A distinction has sometimes been suggested between illegality as a ground for a suit, and illegality which can be availed of in defence against the claim of another. But no such distinction exists in cases like that at bar. If the arrest was illegal as against the plaintiff, it was so as well for the purpose of sustaining a suit against him for his wrong as for defeating an action brought upon the recognizance. In Ammidon v. Smith, 1 Wheat. 447, it was held that the fraudulent taking of an oath by a person under arrest on a civil process, and the obtaining of a release thereby, did not constitute an escape, nor charge the sureties in a suit upon his bond for the prison limits, even though they participated in the fraud. That too was a case in which the oath taken was not the foundation of proceedings for the purpose of trying the allegations contained therein. See also Smith v. Quinton, 2 Bray. (Vt.) 200.

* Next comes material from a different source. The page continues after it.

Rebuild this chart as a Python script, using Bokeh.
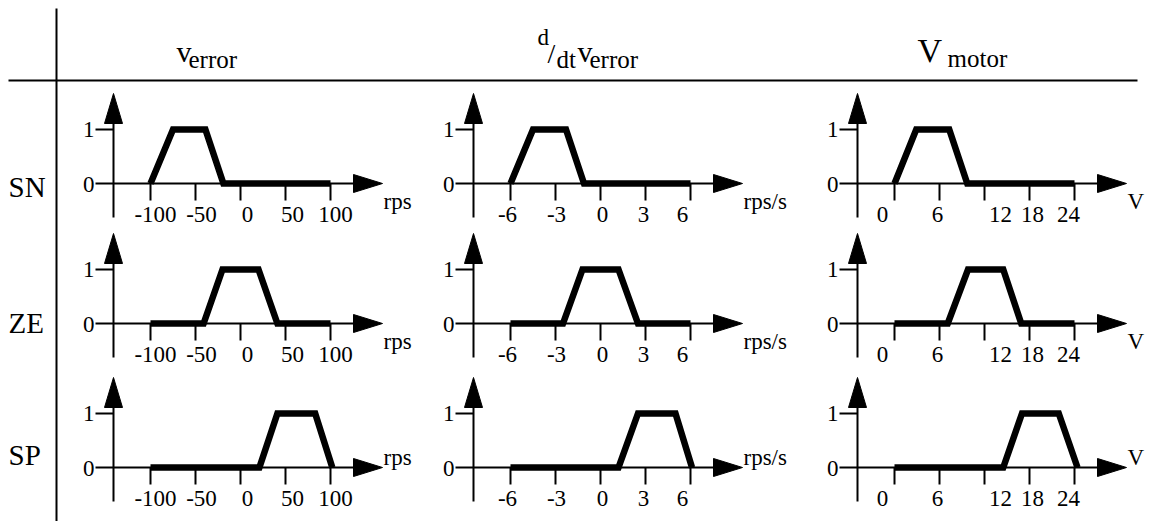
from bokeh.plotting import figure
from bokeh.models import Range1d, ColumnDataSource
from bokeh.core.properties import value
from bokeh.embed import file_html
from bokeh.resources import INLINE

# ---------------- data ----------------
row_labels = ["SN", "ZE", "SP"]
unit_labels = ["rps", "rps/s", "V"]

verror_ticks = [-100, -50, 0, 50, 100]
dverror_ticks = [-6, -3, 0, 3, 6]
vmotor_ticks = [0, 6, 12, 18, 24]
verror_tick_labels = ["-100", "-50", "0", "50", "100"]
dverror_tick_labels = ["-6", "-3", "0", "3", "6"]
vmotor_tick_labels = ["0", "6", "12", "18", "24"]

mu_SN = [0, 1, 1, 0, 0]
mu_ZE = [0, 0, 1, 1, 0, 0]
mu_SP = [0, 0, 1, 1, 0]

verror_SN = [-100, -75, -39, -19, 100]
verror_ZE = [-100, -41, -20, 20, 41, 100]
verror_SP = [-100, 21, 41, 83, 102]

dverror_SN = [-6, -4.5, -2.3, -1.1, 6]
dverror_ZE = [-6, -2.5, -1.2, 1.2, 2.5, 6]
dverror_SP = [-6, 1.2, 2.5, 5.0, 6.1]

vmotor_SN = [0, 2.9, 7.3, 9.7, 24]
vmotor_ZE = [0, 7.1, 9.8, 14.5, 16.9, 24]
vmotor_SP = [0, 14.5, 17.0, 21.9, 24.4]

# ---------------- layout (pixels) ----------------
W, H = 1151, 521
FONT = value("serif")
AX_X = [113, 473, 857]      # y-axis position of each column
ZERO_Y = [183, 323, 467]    # zero line of each row
UNIT_H = 54                 # pixels for membership 1.0
TICK_FIRST, TICK_LAST = 37, 217
TICK_LEN = 17
LABEL_DX = [[5, 6, 7, 7, 5], [-3, 1, 2, -2, -8], [-12, -2, 16, 3, -6]]

columns = [
    (verror_ticks, verror_tick_labels, [verror_SN, verror_ZE, verror_SP]),
    (dverror_ticks, dverror_tick_labels, [dverror_SN, dverror_ZE, dverror_SP]),
    (vmotor_ticks, vmotor_tick_labels, [vmotor_SN, vmotor_ZE, vmotor_SP]),
]
mus = [mu_SN, mu_ZE, mu_SP]

p = figure(width=W, height=H, x_range=Range1d(0, W), y_range=Range1d(H, 0),
           x_axis_type=None, y_axis_type=None, output_backend="svg",
           toolbar_location=None, min_border=0, outline_line_color=None,
           background_fill_color="white", border_fill_color="white")
p.grid.visible = False

# table rules
p.segment(x0=[8, 56], y0=[80, 8], x1=[1137, 56], y1=[80, H],
          line_color="black", line_width=2)

# header texts
hdr_main = ColumnDataSource(dict(x=[176, 577], y=[51, 51], t=["v", "v"]))
p.text(x="x", y="y", text="t", source=hdr_main, text_font=FONT,
       text_font_size="30px", text_baseline="alphabetic", text_align="left")
p.text(x=[917], y=[50], text=["V"], text_font=FONT, text_font_size="34px",
       text_baseline="alphabetic", text_align="left")
hdr_sub = ColumnDataSource(dict(x=[188, 589, 947], y=[59, 59, 58], t=["error", "error", "motor"]))
p.text(x="x", y="y", text="t", source=hdr_sub, text_font=FONT,
       text_font_size="25px", text_baseline="alphabetic", text_align="left")
p.text(x=[537], y=[37], text=["d"], text_font=FONT, text_font_size="23px",
       text_baseline="alphabetic")
p.text(x=[547], y=[53], text=["/"], text_font=FONT, text_font_size="28px",
       text_baseline="alphabetic")
p.text(x=[556], y=[59], text=["dt"], text_font=FONT, text_font_size="25px",
       text_baseline="alphabetic")

# row labels
p.text(x=[8, 8, 8], y=[186, 322, 454], text=row_labels, text_font=FONT,
       text_font_size="29px", text_baseline="middle", text_align="left")

for c, (ticks, tlabels, curves) in enumerate(columns):
    ax = AX_X[c]
    for r in range(3):
        z = ZERO_Y[r]
        # axes
        p.segment(x0=[ax - 18, ax, ax - 18], y0=[z, z + 34, z - UNIT_H],
                  x1=[ax + 245, ax, ax], y1=[z, z - 65, z - UNIT_H],
                  line_color="black", line_width=2)
        p.patches(xs=[[ax - 9, ax + 9, ax], [ax + 240, ax + 240, ax + 269]],
                  ys=[[z - 60, z - 60, z - 90], [z - 9, z + 9, z]],
                  fill_color="black", line_color="black", line_width=1)
        p.text(x=[ax - 19, ax - 19], y=[z - UNIT_H, z + 1], text=["1", "0"],
               text_font=FONT, text_font_size="23px", text_align="right",
               text_baseline="middle")
        uy = z + 18 if r < 2 else z - 10
        p.text(x=[ax + 270], y=[uy], text=[unit_labels[c]], text_font=FONT,
               text_font_size="23px", text_align="left", text_baseline="alphabetic")

        sub = p.subplot(
            x_source=Range1d(ticks[0], ticks[-1]), y_source=Range1d(0, 1),
            x_target=Range1d(ax + TICK_FIRST, ax + TICK_LAST),
            y_target=Range1d(z, z - UNIT_H),
        )
        sub.segment(x0=ticks, y0=[0] * len(ticks), x1=ticks,
                    y1=[-TICK_LEN / UNIT_H] * len(ticks),
                    line_color="black", line_width=2)
        src = ColumnDataSource(dict(x=ticks, y=[0] * len(ticks), t=tlabels, dx=LABEL_DX[c]))
        sub.text(x="x", y="y", text="t", x_offset="dx", y_offset=31, source=src,
                 text_font=FONT, text_font_size="23px", text_align="center",
                 text_baseline="middle")
        sub.line(x=curves[r], y=mus[r], line_color="black", line_width=6.5,
                 line_join="miter", line_cap="butt")

open("out.html", "w").write(file_html(p, INLINE))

If the validity of legal proceedings could be tried collaterally before the termination of the suit, on the ground that a false cause of action was maliciously stated, or that a false affidavit for arrest was maliciously made, a defendant whose property had been taken might sue for an injunction against the attaching officer. A defendant arrested, instead of trying the facts charged in the affidavit, in the manner prescribed by law, might apply for release upon habeas corpus, or, after a trial upon the charges before a magistrate, and at any time before final judgment in the Superior Court, if he saw he was likely to be convicted, he might make default, and set up, as the defendants have done in this case, the falsity of the affidavit in defence to the supplemental suit upon the recognizance. With such a rule there *99could be no regularity in procedure, and no certainty as to the value of any security.

In a case of this kind there is no hardship in leaving a party to existing remedies. He may, first, obtain under the statute an early hearing of the matters alleged against him, and secondly, after the case is ended, he may, if the facts will warrant it, bring his action for a malicious prosecution.

If this remedy is not now available to the defendant, it is because of neglect or misfortune for which he is legally responsible. It was his duty to have a magistrate present to hear or continue the case at the time to which the hearing was adjourned. His neglect of that duty was a breach of his recognizance. Whether, with such a termination of the proceeding, he can now bring a suit for malicious arrest or prosecution is a question which is not before us. In Fortman v. Rottier, 8 Ohio St. 548, it was held by a majority of the court, that an action for malicious prosecution could be maintained for procuring an attachment upon a false affidavit, without first getting the proceeding set aside. And in Bump v. Betts, 19 Wend. 421, a similar decision was made, where property was attached and a judgment in rem obtained upon a false and malicious affidavit that the defendant had absconded. But in both of these cases it seems that the affidavits were not of matters which were to be tried in the regular course of proceedings instituted by them, and in that respect they differed from that in the case at bar.

Inasmuch as the jury were permitted to find for the defendants upon a defence which was not properly open to them, the entry must be Exceptions sustained.